**Dataset extract**

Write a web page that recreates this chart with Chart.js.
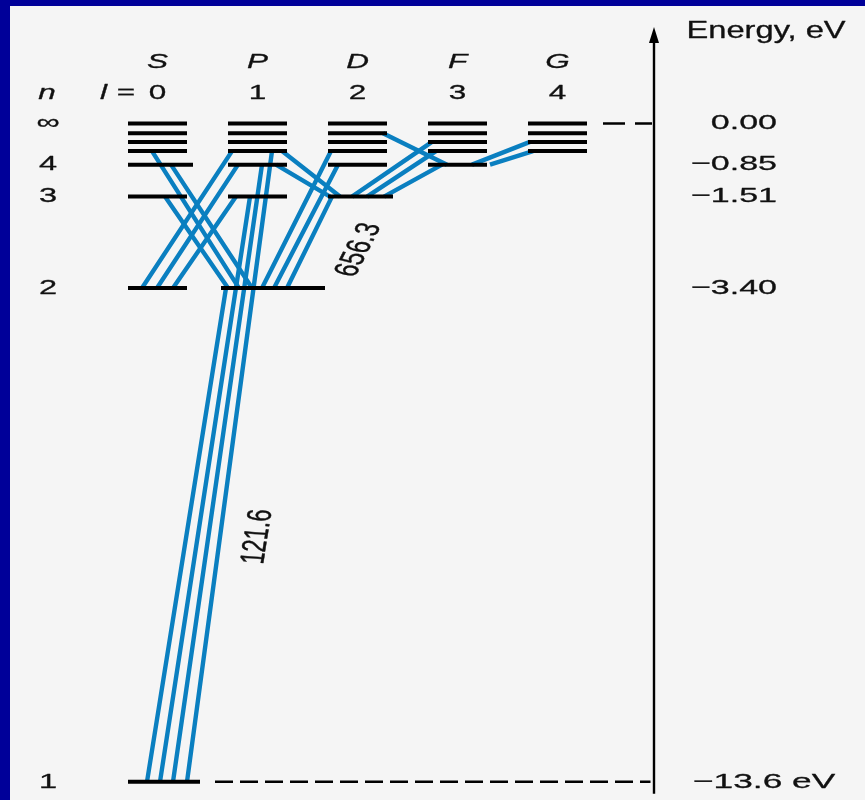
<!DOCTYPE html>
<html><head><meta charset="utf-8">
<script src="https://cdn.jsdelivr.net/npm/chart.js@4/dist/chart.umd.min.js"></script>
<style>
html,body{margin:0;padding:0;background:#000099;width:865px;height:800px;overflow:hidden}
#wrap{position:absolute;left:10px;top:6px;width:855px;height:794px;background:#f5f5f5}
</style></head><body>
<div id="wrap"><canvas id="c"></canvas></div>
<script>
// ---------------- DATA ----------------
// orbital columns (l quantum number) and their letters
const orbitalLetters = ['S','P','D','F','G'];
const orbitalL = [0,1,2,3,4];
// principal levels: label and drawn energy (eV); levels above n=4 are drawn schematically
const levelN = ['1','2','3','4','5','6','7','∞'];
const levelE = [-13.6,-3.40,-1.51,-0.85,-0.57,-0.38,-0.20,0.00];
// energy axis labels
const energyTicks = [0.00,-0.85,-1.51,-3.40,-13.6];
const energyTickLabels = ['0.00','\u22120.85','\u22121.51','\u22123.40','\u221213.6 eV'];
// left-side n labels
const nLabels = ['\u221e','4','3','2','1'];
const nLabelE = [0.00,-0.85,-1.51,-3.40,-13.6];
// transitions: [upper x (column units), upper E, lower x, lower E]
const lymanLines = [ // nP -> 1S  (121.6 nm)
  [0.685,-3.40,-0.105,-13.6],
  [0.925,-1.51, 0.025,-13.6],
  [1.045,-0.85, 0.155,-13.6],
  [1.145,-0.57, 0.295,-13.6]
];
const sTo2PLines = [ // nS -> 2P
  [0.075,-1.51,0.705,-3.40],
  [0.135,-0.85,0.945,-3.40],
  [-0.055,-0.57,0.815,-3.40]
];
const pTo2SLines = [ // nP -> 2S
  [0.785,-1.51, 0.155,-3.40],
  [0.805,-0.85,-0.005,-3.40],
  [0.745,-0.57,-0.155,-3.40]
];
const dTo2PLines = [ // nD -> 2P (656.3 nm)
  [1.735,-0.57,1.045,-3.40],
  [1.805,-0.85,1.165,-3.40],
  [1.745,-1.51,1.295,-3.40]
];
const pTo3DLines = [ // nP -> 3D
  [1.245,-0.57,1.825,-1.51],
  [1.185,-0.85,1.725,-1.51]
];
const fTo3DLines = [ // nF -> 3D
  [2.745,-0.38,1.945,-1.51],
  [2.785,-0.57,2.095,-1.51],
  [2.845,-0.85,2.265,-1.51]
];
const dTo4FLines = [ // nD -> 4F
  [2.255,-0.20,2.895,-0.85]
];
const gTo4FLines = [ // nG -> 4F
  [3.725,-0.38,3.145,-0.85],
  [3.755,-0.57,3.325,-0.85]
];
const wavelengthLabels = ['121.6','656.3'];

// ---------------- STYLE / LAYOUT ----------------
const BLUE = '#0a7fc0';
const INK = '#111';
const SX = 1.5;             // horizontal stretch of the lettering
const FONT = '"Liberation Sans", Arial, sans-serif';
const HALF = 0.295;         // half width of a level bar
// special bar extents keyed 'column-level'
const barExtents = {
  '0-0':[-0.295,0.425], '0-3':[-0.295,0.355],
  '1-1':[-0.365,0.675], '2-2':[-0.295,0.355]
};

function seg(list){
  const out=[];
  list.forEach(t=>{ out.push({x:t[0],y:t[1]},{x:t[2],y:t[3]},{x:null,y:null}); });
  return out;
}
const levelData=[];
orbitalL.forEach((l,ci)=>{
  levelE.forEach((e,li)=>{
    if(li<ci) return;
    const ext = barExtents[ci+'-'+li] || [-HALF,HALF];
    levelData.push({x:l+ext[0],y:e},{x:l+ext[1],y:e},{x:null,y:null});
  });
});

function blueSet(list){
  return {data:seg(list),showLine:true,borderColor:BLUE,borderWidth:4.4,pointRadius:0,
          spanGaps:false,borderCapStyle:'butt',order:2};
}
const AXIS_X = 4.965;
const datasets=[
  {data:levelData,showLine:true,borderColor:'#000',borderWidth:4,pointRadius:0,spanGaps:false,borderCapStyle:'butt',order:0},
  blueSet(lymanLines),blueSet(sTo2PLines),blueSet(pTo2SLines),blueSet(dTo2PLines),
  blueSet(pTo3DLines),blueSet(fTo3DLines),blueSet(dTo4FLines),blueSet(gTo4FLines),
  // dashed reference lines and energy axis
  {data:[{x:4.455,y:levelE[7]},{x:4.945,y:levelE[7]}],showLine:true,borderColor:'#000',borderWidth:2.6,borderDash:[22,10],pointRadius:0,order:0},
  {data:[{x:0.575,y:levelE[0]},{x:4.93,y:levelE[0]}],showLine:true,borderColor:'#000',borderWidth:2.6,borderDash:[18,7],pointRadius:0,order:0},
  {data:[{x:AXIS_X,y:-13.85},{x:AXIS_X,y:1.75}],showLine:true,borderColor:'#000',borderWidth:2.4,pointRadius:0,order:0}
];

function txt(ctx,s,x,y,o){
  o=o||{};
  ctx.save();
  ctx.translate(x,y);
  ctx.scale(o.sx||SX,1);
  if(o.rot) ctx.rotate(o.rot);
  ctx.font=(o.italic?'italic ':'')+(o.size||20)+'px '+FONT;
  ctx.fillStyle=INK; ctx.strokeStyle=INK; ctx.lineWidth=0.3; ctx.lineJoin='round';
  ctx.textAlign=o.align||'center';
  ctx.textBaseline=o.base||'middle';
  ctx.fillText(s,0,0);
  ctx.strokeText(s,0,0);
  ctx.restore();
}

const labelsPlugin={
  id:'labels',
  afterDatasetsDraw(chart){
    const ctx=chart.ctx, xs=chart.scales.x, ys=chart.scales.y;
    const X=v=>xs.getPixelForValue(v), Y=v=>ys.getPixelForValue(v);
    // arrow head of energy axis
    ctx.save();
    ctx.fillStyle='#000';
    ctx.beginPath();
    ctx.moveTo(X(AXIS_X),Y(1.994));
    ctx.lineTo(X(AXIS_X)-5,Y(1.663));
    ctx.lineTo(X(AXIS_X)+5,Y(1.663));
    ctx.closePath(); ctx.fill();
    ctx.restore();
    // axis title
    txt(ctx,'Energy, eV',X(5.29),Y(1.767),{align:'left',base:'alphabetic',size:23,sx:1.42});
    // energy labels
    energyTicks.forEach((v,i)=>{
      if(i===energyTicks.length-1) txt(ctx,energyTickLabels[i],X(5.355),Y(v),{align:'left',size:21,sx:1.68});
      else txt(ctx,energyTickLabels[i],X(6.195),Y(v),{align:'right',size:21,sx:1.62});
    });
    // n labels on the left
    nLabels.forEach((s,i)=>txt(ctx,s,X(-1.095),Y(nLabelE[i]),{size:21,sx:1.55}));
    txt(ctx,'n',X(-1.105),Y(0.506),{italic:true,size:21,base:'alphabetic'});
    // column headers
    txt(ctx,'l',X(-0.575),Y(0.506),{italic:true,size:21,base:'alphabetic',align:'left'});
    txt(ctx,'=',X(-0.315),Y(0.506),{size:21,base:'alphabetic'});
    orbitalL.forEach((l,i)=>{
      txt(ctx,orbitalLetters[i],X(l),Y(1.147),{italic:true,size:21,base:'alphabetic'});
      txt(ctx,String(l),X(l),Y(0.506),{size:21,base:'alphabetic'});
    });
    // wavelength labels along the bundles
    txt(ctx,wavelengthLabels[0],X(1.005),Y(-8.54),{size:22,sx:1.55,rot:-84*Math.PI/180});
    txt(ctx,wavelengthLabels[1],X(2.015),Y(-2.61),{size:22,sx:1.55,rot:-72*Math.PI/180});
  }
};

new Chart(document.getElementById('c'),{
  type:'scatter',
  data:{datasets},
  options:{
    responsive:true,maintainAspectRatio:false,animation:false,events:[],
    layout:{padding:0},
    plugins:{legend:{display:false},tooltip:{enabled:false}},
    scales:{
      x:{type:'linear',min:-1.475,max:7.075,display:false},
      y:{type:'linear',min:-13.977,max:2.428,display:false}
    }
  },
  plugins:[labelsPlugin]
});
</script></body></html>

**Task instructions**
Write out the lines from the start of the material to the line with "const wavelengthLabels = ['121.6','656.3'];", inclusive and exactly. Skip the pictures.

**Task answer**
Write a web page that recreates this chart with Chart.js.
<!DOCTYPE html>
<html><head><meta charset="utf-8">
<script src="https://cdn.jsdelivr.net/npm/chart.js@4/dist/chart.umd.min.js"></script>
<style>
html,body{margin:0;padding:0;background:#000099;width:865px;height:800px;overflow:hidden}
#wrap{position:absolute;left:10px;top:6px;width:855px;height:794px;background:#f5f5f5}
</style></head><body>
<div id="wrap"><canvas id="c"></canvas></div>
<script>
// ---------------- DATA ----------------
// orbital columns (l quantum number) and their letters
const orbitalLetters = ['S','P','D','F','G'];
const orbitalL = [0,1,2,3,4];
// principal levels: label and drawn energy (eV); levels above n=4 are drawn schematically
const levelN = ['1','2','3','4','5','6','7','∞'];
const levelE = [-13.6,-3.40,-1.51,-0.85,-0.57,-0.38,-0.20,0.00];
// energy axis labels
const energyTicks = [0.00,-0.85,-1.51,-3.40,-13.6];
const energyTickLabels = ['0.00','\u22120.85','\u22121.51','\u22123.40','\u221213.6 eV'];
// left-side n labels
const nLabels = ['\u221e','4','3','2','1'];
const nLabelE = [0.00,-0.85,-1.51,-3.40,-13.6];
// transitions: [upper x (column units), upper E, lower x, lower E]
const lymanLines = [ // nP -> 1S  (121.6 nm)
  [0.685,-3.40,-0.105,-13.6],
  [0.925,-1.51, 0.025,-13.6],
  [1.045,-0.85, 0.155,-13.6],
  [1.145,-0.57, 0.295,-13.6]
];
const sTo2PLines = [ // nS -> 2P
  [0.075,-1.51,0.705,-3.40],
  [0.135,-0.85,0.945,-3.40],
  [-0.055,-0.57,0.815,-3.40]
];
const pTo2SLines = [ // nP -> 2S
  [0.785,-1.51, 0.155,-3.40],
  [0.805,-0.85,-0.005,-3.40],
  [0.745,-0.57,-0.155,-3.40]
];
const dTo2PLines = [ // nD -> 2P (656.3 nm)
  [1.735,-0.57,1.045,-3.40],
  [1.805,-0.85,1.165,-3.40],
  [1.745,-1.51,1.295,-3.40]
];
const pTo3DLines = [ // nP -> 3D
  [1.245,-0.57,1.825,-1.51],
  [1.185,-0.85,1.725,-1.51]
];
const fTo3DLines = [ // nF -> 3D
  [2.745,-0.38,1.945,-1.51],
  [2.785,-0.57,2.095,-1.51],
  [2.845,-0.85,2.265,-1.51]
];
const dTo4FLines = [ // nD -> 4F
  [2.255,-0.20,2.895,-0.85]
];
const gTo4FLines = [ // nG -> 4F
  [3.725,-0.38,3.145,-0.85],
  [3.755,-0.57,3.325,-0.85]
];
const wavelengthLabels = ['121.6','656.3'];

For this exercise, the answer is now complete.